## BEGIN Given information

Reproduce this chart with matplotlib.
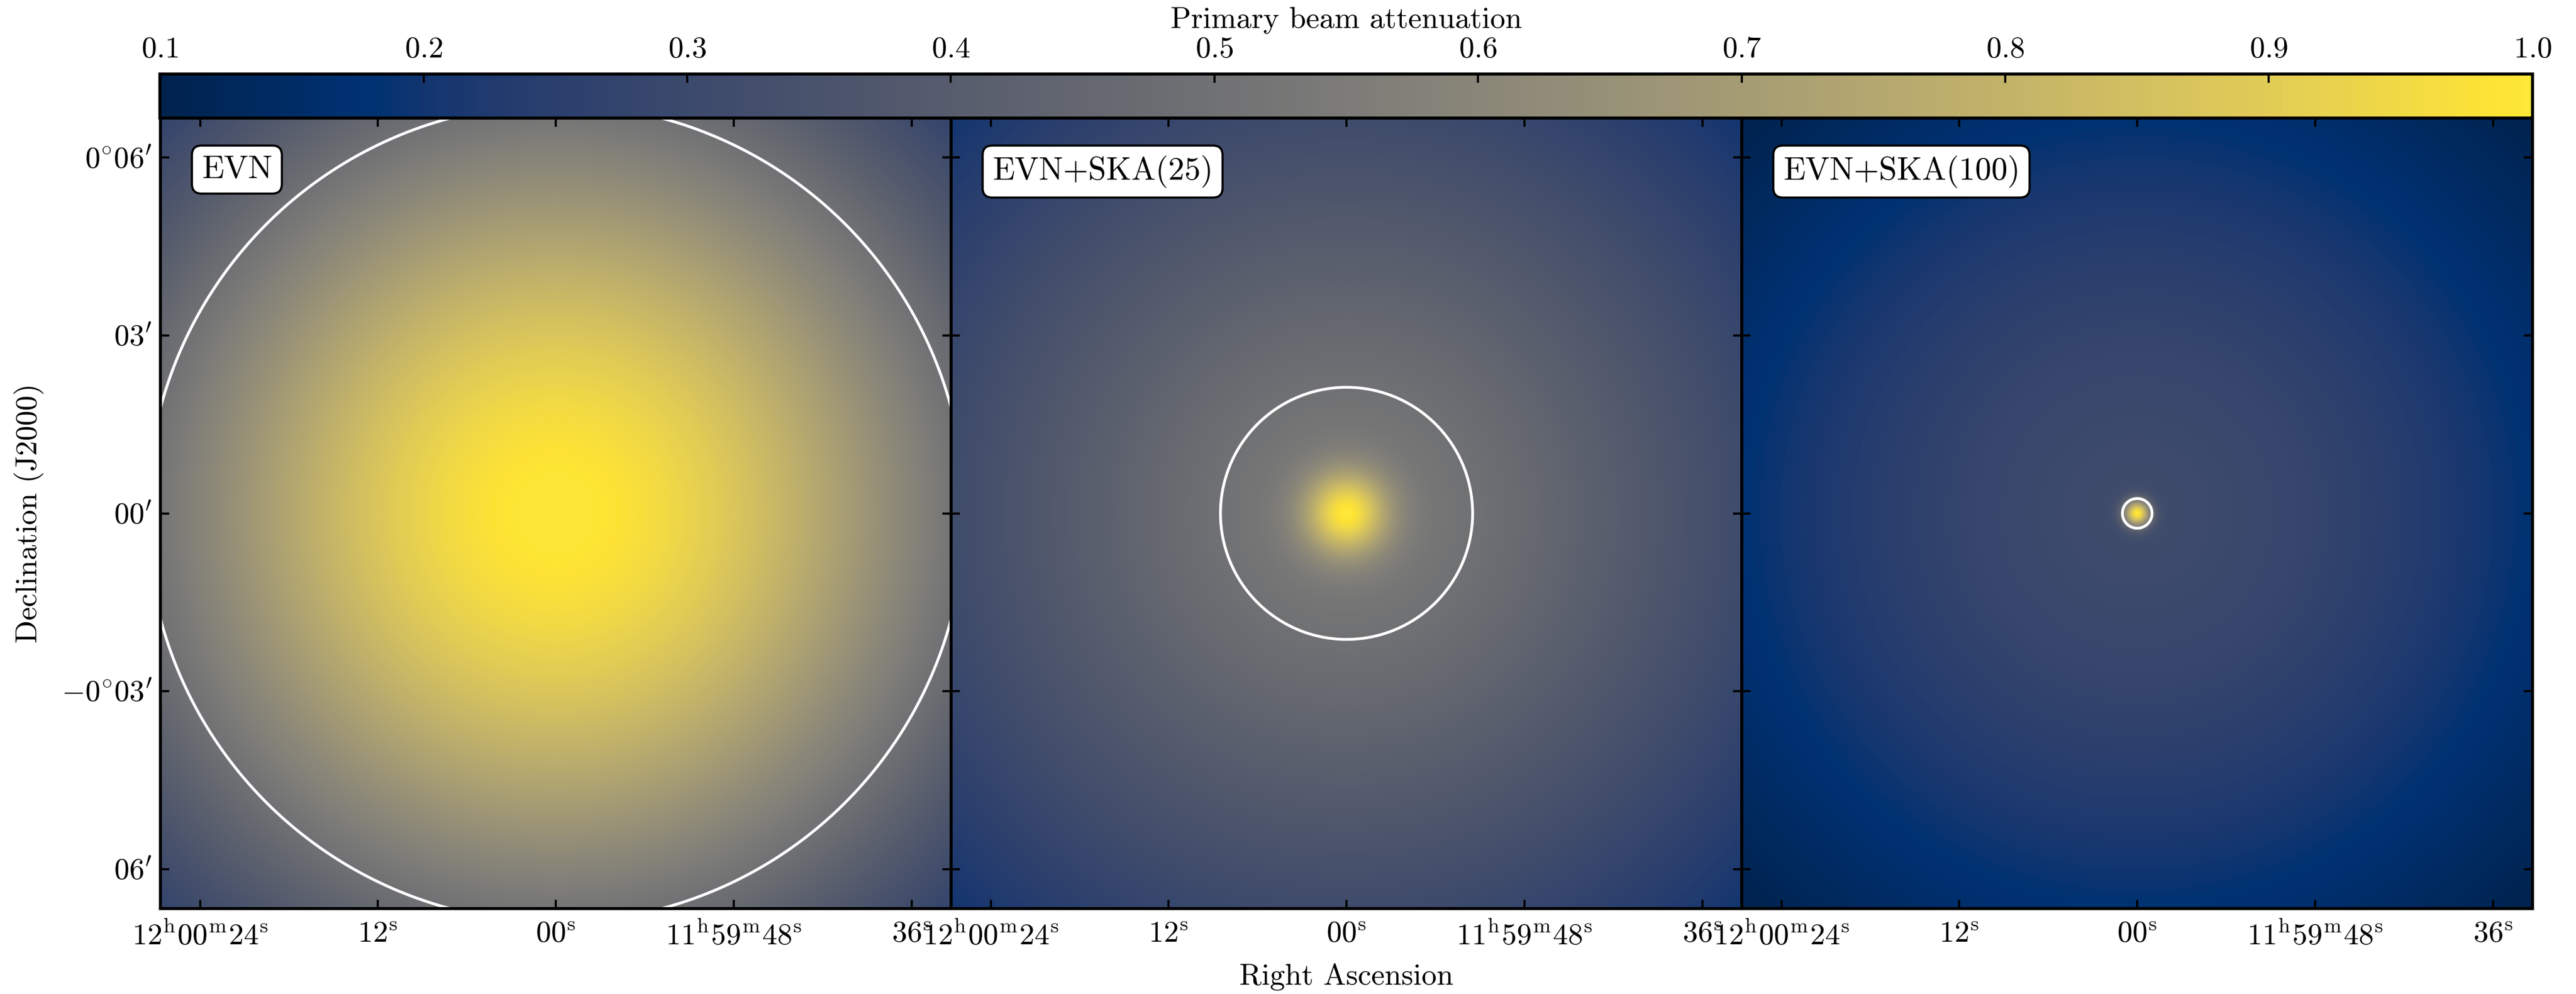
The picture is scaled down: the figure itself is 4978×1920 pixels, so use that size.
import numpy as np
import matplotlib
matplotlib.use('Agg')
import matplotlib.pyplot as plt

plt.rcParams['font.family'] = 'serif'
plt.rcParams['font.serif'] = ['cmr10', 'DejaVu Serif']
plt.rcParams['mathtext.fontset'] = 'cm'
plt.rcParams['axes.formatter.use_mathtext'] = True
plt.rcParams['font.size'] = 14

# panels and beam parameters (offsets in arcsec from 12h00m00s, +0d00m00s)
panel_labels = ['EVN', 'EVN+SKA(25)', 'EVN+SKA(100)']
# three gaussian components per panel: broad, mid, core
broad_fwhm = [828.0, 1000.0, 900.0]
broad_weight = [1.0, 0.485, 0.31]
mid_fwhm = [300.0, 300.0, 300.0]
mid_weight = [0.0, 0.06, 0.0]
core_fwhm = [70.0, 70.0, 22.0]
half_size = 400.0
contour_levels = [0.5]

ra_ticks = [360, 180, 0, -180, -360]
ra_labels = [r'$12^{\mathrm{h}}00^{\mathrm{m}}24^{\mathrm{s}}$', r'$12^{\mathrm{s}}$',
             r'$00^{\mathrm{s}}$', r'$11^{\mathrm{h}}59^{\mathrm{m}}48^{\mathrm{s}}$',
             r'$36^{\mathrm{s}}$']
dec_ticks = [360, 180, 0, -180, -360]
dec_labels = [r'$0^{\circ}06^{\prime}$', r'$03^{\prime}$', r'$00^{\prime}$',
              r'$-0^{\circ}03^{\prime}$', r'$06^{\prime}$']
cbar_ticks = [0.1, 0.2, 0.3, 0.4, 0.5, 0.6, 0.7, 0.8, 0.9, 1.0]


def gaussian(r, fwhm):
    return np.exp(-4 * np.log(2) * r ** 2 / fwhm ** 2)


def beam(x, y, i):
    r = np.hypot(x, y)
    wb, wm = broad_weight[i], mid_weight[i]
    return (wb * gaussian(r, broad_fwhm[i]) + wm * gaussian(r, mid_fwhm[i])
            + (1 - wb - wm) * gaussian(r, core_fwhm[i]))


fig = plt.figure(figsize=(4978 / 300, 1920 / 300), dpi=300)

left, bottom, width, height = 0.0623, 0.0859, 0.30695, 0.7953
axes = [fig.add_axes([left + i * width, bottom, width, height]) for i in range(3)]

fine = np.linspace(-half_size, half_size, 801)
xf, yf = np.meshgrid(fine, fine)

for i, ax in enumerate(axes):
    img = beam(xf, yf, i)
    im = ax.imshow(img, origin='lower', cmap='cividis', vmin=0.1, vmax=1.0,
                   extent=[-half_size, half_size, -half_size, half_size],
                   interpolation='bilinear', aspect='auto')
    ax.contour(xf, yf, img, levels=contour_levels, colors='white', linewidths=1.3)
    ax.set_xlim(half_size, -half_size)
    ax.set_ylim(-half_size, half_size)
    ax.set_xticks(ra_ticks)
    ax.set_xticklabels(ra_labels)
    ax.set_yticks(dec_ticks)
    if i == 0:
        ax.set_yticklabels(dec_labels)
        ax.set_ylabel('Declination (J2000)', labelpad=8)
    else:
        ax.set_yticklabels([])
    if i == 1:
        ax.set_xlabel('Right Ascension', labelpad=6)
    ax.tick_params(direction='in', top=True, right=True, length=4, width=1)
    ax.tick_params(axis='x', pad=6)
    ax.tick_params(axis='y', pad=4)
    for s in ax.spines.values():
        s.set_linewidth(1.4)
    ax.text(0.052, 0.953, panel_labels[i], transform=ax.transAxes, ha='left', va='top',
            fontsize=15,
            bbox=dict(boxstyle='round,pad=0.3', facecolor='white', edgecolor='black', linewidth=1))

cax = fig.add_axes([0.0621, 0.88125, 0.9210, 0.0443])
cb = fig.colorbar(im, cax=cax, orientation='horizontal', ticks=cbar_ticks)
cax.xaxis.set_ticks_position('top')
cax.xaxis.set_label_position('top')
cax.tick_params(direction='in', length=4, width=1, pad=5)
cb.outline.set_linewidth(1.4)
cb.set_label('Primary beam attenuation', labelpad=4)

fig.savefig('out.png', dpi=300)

## END Given information

Repeat the listing above up to and including the line with "contour_levels = [0.5]", starting from its first line. Drop any pictures.

Reproduce this chart with matplotlib.
The picture is scaled down: the figure itself is 4978×1920 pixels, so use that size.
import numpy as np
import matplotlib
matplotlib.use('Agg')
import matplotlib.pyplot as plt

plt.rcParams['font.family'] = 'serif'
plt.rcParams['font.serif'] = ['cmr10', 'DejaVu Serif']
plt.rcParams['mathtext.fontset'] = 'cm'
plt.rcParams['axes.formatter.use_mathtext'] = True
plt.rcParams['font.size'] = 14

# panels and beam parameters (offsets in arcsec from 12h00m00s, +0d00m00s)
panel_labels = ['EVN', 'EVN+SKA(25)', 'EVN+SKA(100)']
# three gaussian components per panel: broad, mid, core
broad_fwhm = [828.0, 1000.0, 900.0]
broad_weight = [1.0, 0.485, 0.31]
mid_fwhm = [300.0, 300.0, 300.0]
mid_weight = [0.0, 0.06, 0.0]
core_fwhm = [70.0, 70.0, 22.0]
half_size = 400.0
contour_levels = [0.5]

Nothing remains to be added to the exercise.